-- Start of STORED DATA --

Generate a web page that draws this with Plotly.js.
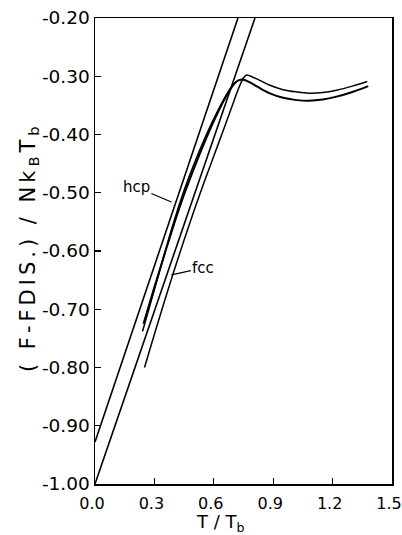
<!DOCTYPE html>
<html>
<head>
<meta charset="utf-8">
<script src="https://cdn.plot.ly/plotly-3.0.1.min.js"></script>
<style>html,body{margin:0;padding:0;background:#fff;}#chart{width:402px;height:535px;}</style>
</head>
<body>
<div id="chart"></div>
<script>
// Straight reference lines
const hcpLineT = [0.0, 0.722];
const hcpLineF = [-0.928, -0.20];
const lowLineT = [0.0, 0.808];
const lowLineF = [-1.00, -0.20];

// Thick curve pair (rising part, then lower branch)
const curveA1T = [0.245,0.30,0.35,0.40,0.45,0.50,0.55,0.60,0.65,0.69,0.715,0.735,0.75,0.78,0.82,0.88,0.95,1.02,1.08,1.15,1.22,1.30,1.38];
const curveA1F = [-0.725,-0.662,-0.607,-0.553,-0.503,-0.458,-0.416,-0.377,-0.342,-0.319,-0.309,-0.306,-0.306,-0.310,-0.318,-0.329,-0.337,-0.341,-0.342,-0.340,-0.335,-0.327,-0.317];
const curveA2T = [0.24,0.30,0.35,0.40,0.45,0.50,0.55,0.60,0.65,0.69,0.715];
const curveA2F = [-0.738,-0.666,-0.606,-0.548,-0.496,-0.451,-0.410,-0.373,-0.340,-0.318,-0.309];

// Thin curve (rising part, then upper branch)
const curveBT = [0.25,0.30,0.35,0.40,0.45,0.50,0.55,0.60,0.65,0.70,0.73,0.75,0.765,0.78,0.82,0.88,0.95,1.02,1.08,1.15,1.22,1.30,1.375];
const curveBF = [-0.80,-0.743,-0.687,-0.633,-0.581,-0.531,-0.483,-0.437,-0.391,-0.344,-0.317,-0.303,-0.298,-0.299,-0.305,-0.315,-0.323,-0.327,-0.329,-0.328,-0.324,-0.317,-0.309];

const xTickVals = [0.0,0.3,0.6,0.9,1.2,1.5];
const xTickText = ["0.0","0.3","0.6","0.9","1.2","1.5"];
const yTickVals = [-1.0,-0.9,-0.8,-0.7,-0.6,-0.5,-0.4,-0.3,-0.2];
const yTickText = ["-1.00","-0.90","-0.80","-0.70","-0.60","-0.50","-0.40","-0.30","-0.20"];

const black = "#000";
const traces = [
  {x: hcpLineT, y: hcpLineF, mode: "lines", line: {color: black, width: 1.6}},
  {x: lowLineT, y: lowLineF, mode: "lines", line: {color: black, width: 1.6}},
  {x: curveA1T, y: curveA1F, mode: "lines", line: {color: black, width: 2.0, shape: "spline"}},
  {x: curveA2T, y: curveA2F, mode: "lines", line: {color: black, width: 1.6, shape: "spline"}},
  {x: curveBT, y: curveBF, mode: "lines", line: {color: black, width: 1.5, shape: "spline"}}
];

const fam = "DejaVu Sans, Liberation Sans, sans-serif";
const f = (s) => ({family: fam, size: s, color: black});

const layout = {
  width: 402, height: 535,
  margin: {l: 95, r: 10, t: 18, b: 51},
  paper_bgcolor: "#fff", plot_bgcolor: "#fff",
  showlegend: false,
  font: f(16),
  xaxis: {
    range: [0, 1.5], tickmode: "array", tickvals: xTickVals, ticktext: xTickText,
    ticks: "inside", ticklen: 6, tickwidth: 1.2, tickcolor: black,
    showline: true, linecolor: black, linewidth: 1.5, mirror: true,
    showgrid: false, zeroline: false, tickfont: f(16), ticklabeloverflow: "allow",
    ticklabelshift: -3, ticklabelstandoff: 4
  },
  yaxis: {
    range: [-1.0, -0.2], tickmode: "array", tickvals: yTickVals, ticktext: yTickText,
    ticks: "inside", ticklen: 6, tickwidth: 1.2, tickcolor: black,
    showline: true, linecolor: black, linewidth: 1.5, mirror: true,
    showgrid: false, zeroline: false, tickfont: f(18.5), ticklabeloverflow: "allow"
  },
  annotations: [
    {xref: "paper", yref: "paper", x: 0, y: 0.5, xanchor: "center", yanchor: "middle",
     xshift: -66, yshift: 4, textangle: -90, showarrow: false, font: f(21),
     text: "<span style=\"letter-spacing:4px\">( F-FDIS.) / Nk<sub>B</sub>T<sub>b</sub></span>"},
    {xref: "paper", yref: "paper", x: 0.421, y: 0, xanchor: "center", yanchor: "middle",
     yshift: -39, showarrow: false, font: f(18), text: "T / T<sub>b</sub>"},
    {x: 0.3856, y: -0.516, xref: "x", yref: "y", text: "hcp", showarrow: true, arrowhead: 0,
     arrowwidth: 1.2, arrowcolor: black, ax: -35, ay: -15, font: f(15)},
    {x: 0.3856, y: -0.641, xref: "x", yref: "y", text: "fcc", showarrow: true, arrowhead: 0,
     arrowwidth: 1.2, arrowcolor: black, ax: 32, ay: -7, font: f(15)}
  ]
};

Plotly.newPlot("chart", traces, layout, {displayModeBar: false, staticPlot: true});
</script>
</body>
</html>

-- End of STORED DATA --

◆ REQUIREMENT ◆
From the first line above to the line containing "const lowLineF = [-1.00, -0.20];", repeat each line exactly. Pictures stay out.

◆ CORRECT ANSWER ◆
Generate a web page that draws this with Plotly.js.
<!DOCTYPE html>
<html>
<head>
<meta charset="utf-8">
<script src="https://cdn.plot.ly/plotly-3.0.1.min.js"></script>
<style>html,body{margin:0;padding:0;background:#fff;}#chart{width:402px;height:535px;}</style>
</head>
<body>
<div id="chart"></div>
<script>
// Straight reference lines
const hcpLineT = [0.0, 0.722];
const hcpLineF = [-0.928, -0.20];
const lowLineT = [0.0, 0.808];
const lowLineF = [-1.00, -0.20];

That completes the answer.